The project is being led by geography professor Dr. Trevor Bell of the Faculty of Arts and will engage researchers, local government, non-government agencies, local decision-makers and community leaders in Labrador to explore climate change adaptation issues for this region of the province.
“We are pleased that the Department of Environment and Conservation is supporting this project,” said Dr. Bell. “The funding will certainly enhance our ability to undertake climate change adaptation work with the communities, researchers and governments in Labrador.”
The project is part one of a two-stage climate change research program that is in line with government’s commitment to address climate change issues related to fisheries and aquaculture, environmental monitoring and increased awareness, as outlined in the province’s Climate Change Action Plan.
“Climate change adaptation is a serious issue for Newfoundland and Labrador, given there are many smaller communities and towns, most of them coastal,” said Charlene Johnson, minister of environment and conservation. “Many of our rural communities have large geographical distances between them, as well as extensive coastlines and river systems. Sea level rise, storm surges and severe weather events are several of the anticipated adverse effects of climate change on the province, and communities need to prepare for the possibility of coastal erosion, flooding and impacts on municipal infrastructure.”
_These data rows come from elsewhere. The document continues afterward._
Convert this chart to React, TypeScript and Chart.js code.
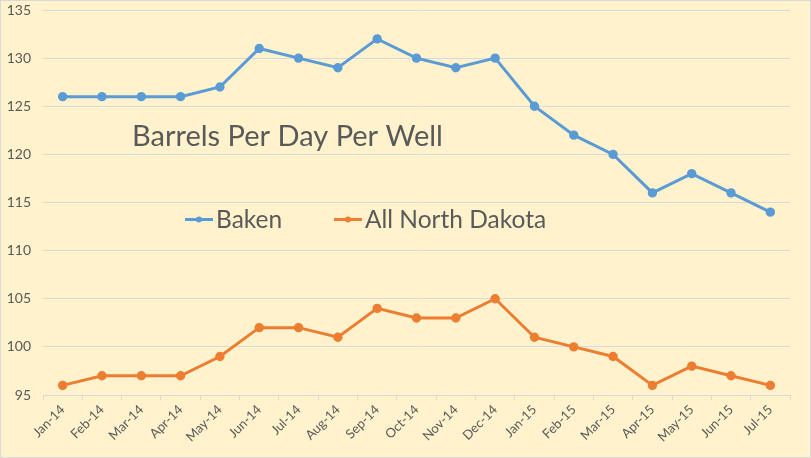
import React, { useEffect, useRef } from "react";
import { Chart, registerables } from "chart.js";

Chart.register(...registerables);

const categories = ["Jan-14","Feb-14","Mar-14","Apr-14","May-14","Jun-14","Jul-14","Aug-14","Sep-14","Oct-14","Nov-14","Dec-14","Jan-15","Feb-15","Mar-15","Apr-15","May-15","Jun-15","Jul-15"];
const bakenValues = [126,126,126,126,127,131,130,129,132,130,129,130,125,122,120,116,118,116,114];
const northDakotaValues = [96,97,97,97,99,102,102,101,104,103,103,105,101,100,99,96,98,97,96];
const seriesNames = ["Baken", "All North Dakota"];
const chartTitle = "Barrels Per Day Per Well";
const yMin = 95;
const yMax = 135;
const yStep = 5;

const BLUE = "#5B9BD5";
const ORANGE = "#ED7D31";
const TEXT = "#595959";
const GRID = "#D9D9D9";
const BG = "#FFF2CC";
const FONT = "Lato, 'Open Sans', sans-serif";

export default function App() {
  const ref = useRef<HTMLCanvasElement | null>(null);
  useEffect(() => {
    document.body.style.margin = "0";
    const canvas = ref.current!;
    const overlay = {
      id: "overlay",
      beforeDraw(chart: any) {
        const ctx = chart.ctx;
        ctx.save();
        ctx.fillStyle = BG;
        ctx.fillRect(0, 0, chart.width, chart.height);
        ctx.strokeStyle = GRID;
        ctx.lineWidth = 1;
        ctx.strokeRect(0.5, 0.5, chart.width - 1, chart.height - 1);
        ctx.restore();
      },
      afterDraw(chart: any) {
        const ctx = chart.ctx;
        ctx.save();
        ctx.fillStyle = TEXT;
        ctx.textBaseline = "alphabetic";
        ctx.textAlign = "left";
        ctx.font = `29px ${FONT}`;
        ctx.fillText(chartTitle, 132, 146);
        const items = [
          { x: 185, color: BLUE, label: seriesNames[0] },
          { x: 334, color: ORANGE, label: seriesNames[1] },
        ];
        ctx.font = `24.5px ${FONT}`;
        for (const it of items) {
          ctx.strokeStyle = it.color;
          ctx.lineWidth = 3;
          ctx.beginPath();
          ctx.moveTo(it.x, 219.5);
          ctx.lineTo(it.x + 28, 219.5);
          ctx.stroke();
          ctx.fillStyle = it.color;
          ctx.beginPath();
          ctx.arc(it.x + 14, 219.5, 3, 0, Math.PI * 2);
          ctx.fill();
          ctx.fillStyle = TEXT;
          ctx.fillText(it.label, it.x + 31, 228);
        }
        ctx.restore();
      },
    };
    const chart = new Chart(canvas, {
      type: "line",
      data: {
        labels: categories,
        datasets: [
          {
            label: seriesNames[0],
            data: bakenValues,
            borderColor: BLUE,
            backgroundColor: BLUE,
            borderWidth: 3,
            pointRadius: 3.2,
            pointHoverRadius: 3.2,
            tension: 0,
          },
          {
            label: seriesNames[1],
            data: northDakotaValues,
            borderColor: ORANGE,
            backgroundColor: ORANGE,
            borderWidth: 3,
            pointRadius: 3.2,
            pointHoverRadius: 3.2,
            tension: 0,
          },
        ],
      },
      options: {
        animation: false,
        responsive: false,
        devicePixelRatio: 1,
        layout: { padding: { top: 10, right: 21, left: 0, bottom: 0 } },
        plugins: { legend: { display: false }, title: { display: false }, tooltip: { enabled: false } },
        scales: {
          x: {
            type: "category",
            offset: true,
            grid: {
              offset: true,
              display: true,
              drawOnChartArea: false,
              drawTicks: true,
              tickLength: 5,
              color: GRID,
            },
            border: { display: true, color: GRID, width: 1 },
            ticks: {
              color: TEXT,
              font: { family: FONT, size: 13 },
              minRotation: 45,
              maxRotation: 45,
              autoSkip: false,
              padding: 2,
            },
            afterFit(scale: any) {
              scale.height = 63;
            },
          },
          y: {
            min: yMin,
            max: yMax,
            ticks: {
              stepSize: yStep,
              color: TEXT,
              font: { family: FONT, size: 14 },
              padding: 0,
            },
            grid: { color: GRID, drawTicks: true, tickLength: 12, tickColor: "rgba(0,0,0,0)", lineWidth: 1 },
            border: { display: false },
            afterFit(scale: any) {
              scale.width = 43;
            },
          },
        },
      },
      plugins: [overlay],
    });
    return () => chart.destroy();
  }, []);
  return <canvas ref={ref} width={811} height={458} style={{ display: "block" }} />;
}
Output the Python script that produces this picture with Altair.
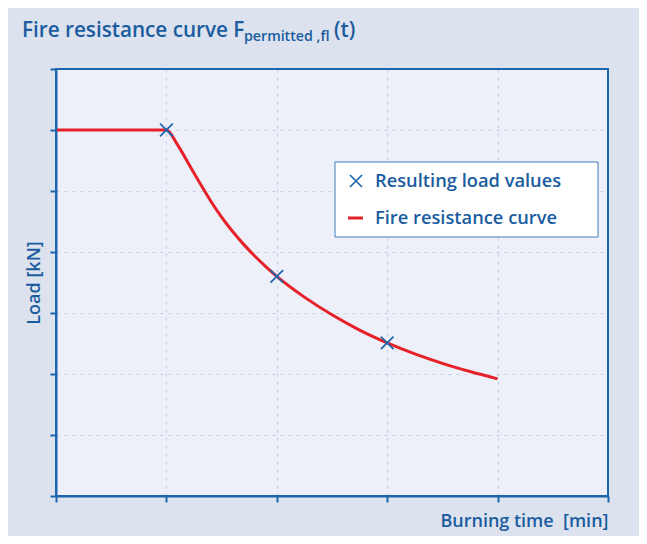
import altair as alt
import pandas as pd

# ---- data ----
curve_time = [0, 1.0, 1.1, 1.2, 1.3, 1.4, 1.5, 1.6, 1.7, 1.8, 1.9, 2.0,
              2.25, 2.5, 2.75, 3.0, 3.25, 3.5, 3.75, 4.0]
curve_load = [6.0, 6.0, 5.76, 5.45, 5.14, 4.84, 4.57, 4.335, 4.125, 3.935, 3.76, 3.60,
              3.26, 2.97, 2.72, 2.51, 2.33, 2.175, 2.04, 1.92]
point_time = [1, 2, 3]
point_load = [6.0, 3.6, 2.51]
x_ticks = [0, 1, 2, 3, 4, 5]
y_ticks = [0, 1, 2, 3, 4, 5, 6, 7]
legend_labels = ["Resulting load values", "Fire resistance curve"]

BLUE = "#1d65ad"
TEXT = "#1a5c9f"
RED = "#e62129"
GRID = "#c3cee3"
FONT = "Open Sans"
W = 600
XSHAPE = "M-1,-1L1,1M-1,1L1,-1"

curve_df = pd.DataFrame({"t": curve_time, "load": curve_load})
pts_df = pd.DataFrame({"t": point_time, "load": point_load})
one = pd.DataFrame({"k": [0]})

xscale = alt.Scale(domain=[0, 5], nice=False, zero=False)
yscale = alt.Scale(domain=[0, 7], nice=False)

x_axis = alt.Axis(values=x_ticks, labels=False, title="Burning time\u00a0\u00a0[min]",
                  titleAnchor="end", titleAlign="right", titlePadding=9,
                  grid=True)
y_axis = alt.Axis(values=y_ticks, labels=False, title="Load [kN]",
                  titlePadding=6, grid=True)

curve = alt.Chart(curve_df).mark_line(
    color=RED, strokeWidth=3, interpolate="monotone"
).encode(
    x=alt.X("t:Q", scale=xscale, axis=x_axis),
    y=alt.Y("load:Q", scale=yscale, axis=y_axis),
)

points = alt.Chart(pts_df).mark_point(
    shape=XSHAPE, filled=False, stroke=BLUE, strokeWidth=1.7, size=160, opacity=1
).encode(
    x=alt.X("t:Q", scale=xscale),
    y=alt.Y("load:Q", scale=yscale),
)

# plot frame
frame = alt.Chart(one).mark_rect(fillOpacity=0, stroke=BLUE, strokeWidth=2).encode(
    x=alt.value(0), x2=alt.value(552), y=alt.value(0), y2=alt.value(427)
)

# legend box
leg_box = alt.Chart(one).mark_rect(fill="white", stroke="#3f7fc0", strokeWidth=1).encode(
    x=alt.value(279), x2=alt.value(542), y=alt.value(93), y2=alt.value(168)
)
leg_x = alt.Chart(one).mark_point(
    shape=XSHAPE, filled=False, stroke=BLUE, strokeWidth=1.6, size=144, opacity=1
).encode(x=alt.value(300), y=alt.value(112))
leg_line = alt.Chart(one).mark_rule(color=RED, strokeWidth=3).encode(
    x=alt.value(292), x2=alt.value(307), y=alt.value(149)
)
leg_t1 = alt.Chart(one).mark_text(
    text=legend_labels[0], font=FONT, fontSize=18.3, fontWeight=W, color=TEXT,
    align="left", baseline="middle"
).encode(x=alt.value(319), y=alt.value(112.5))
leg_t2 = alt.Chart(one).mark_text(
    text=legend_labels[1], font=FONT, fontSize=18.3, fontWeight=W, color=TEXT,
    align="left", baseline="middle"
).encode(x=alt.value(319), y=alt.value(150))

# title with subscript
t_main = alt.Chart(one).mark_text(
    text="Fire resistance curve F", font=FONT, fontSize=20.7, fontWeight=W, color=TEXT,
    align="left", baseline="alphabetic"
).encode(x=alt.value(-34), y=alt.value(-32))
t_sub = alt.Chart(one).mark_text(
    text="permitted ,fl", font=FONT, fontSize=14.2, fontWeight=W, color=TEXT,
    align="left", baseline="alphabetic"
).encode(x=alt.value(188), y=alt.value(-28.5))
t_end = alt.Chart(one).mark_text(
    text="(t)", font=FONT, fontSize=20.7, fontWeight=W, color=TEXT,
    align="left", baseline="alphabetic"
).encode(x=alt.value(278), y=alt.value(-32))

chart = alt.layer(
    curve, points, frame, leg_box, leg_x, leg_line, leg_t1, leg_t2, t_main, t_sub, t_end
).properties(
    width=552, height=427,
    autosize=alt.AutoSizeParams(type="none"),
    padding={"left": 48, "top": 61, "right": 31, "bottom": 40},
    background="#dce2ee",
).configure_view(
    fill="#edf0f9", strokeWidth=0
).configure_axis(
    domainColor=BLUE, domainWidth=2,
    tickColor=BLUE, tickWidth=2, tickSize=6,
    gridColor=GRID, gridDash=[3, 5], gridWidth=1,
    titleFont=FONT, titleFontSize=18, titleFontWeight=W, titleColor=TEXT,
)

chart.save("out.html", embed_options={"renderer": "svg", "actions": False})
Patty Pottle, provincial minister of Aboriginal Affairs, is pleased with the efforts of Dr. Bell and project partners including the Nunatsiavut Government and the Labrador Institute, as they develop and implement a Climate Adaptation Strategy for northern Labrador.
“Aboriginal people are very concerned about the potential impacts of climate change,” said Minister Pottle. “In northern Labrador, there is a strong reliance on living off the land and a shifting climate can alter such things as fish and caribou migration.”
“In order for the people of Labrador to prosper in our shifting global climate, all Newfoundlanders and Labradorians have to adapt and make necessary changes,” said John Hickey, minister of Labrador affairs.
“This research will provide us with the knowledge to make informed choices on climate change, as we work together with Memorial University through the Northern Strategic Plan for Labrador.”
The climate change adaptation work undertaken in Labrador will increase awareness of the predicted changes, help determine the best approaches to deal with them and help strengthen the resiliency of northern communities.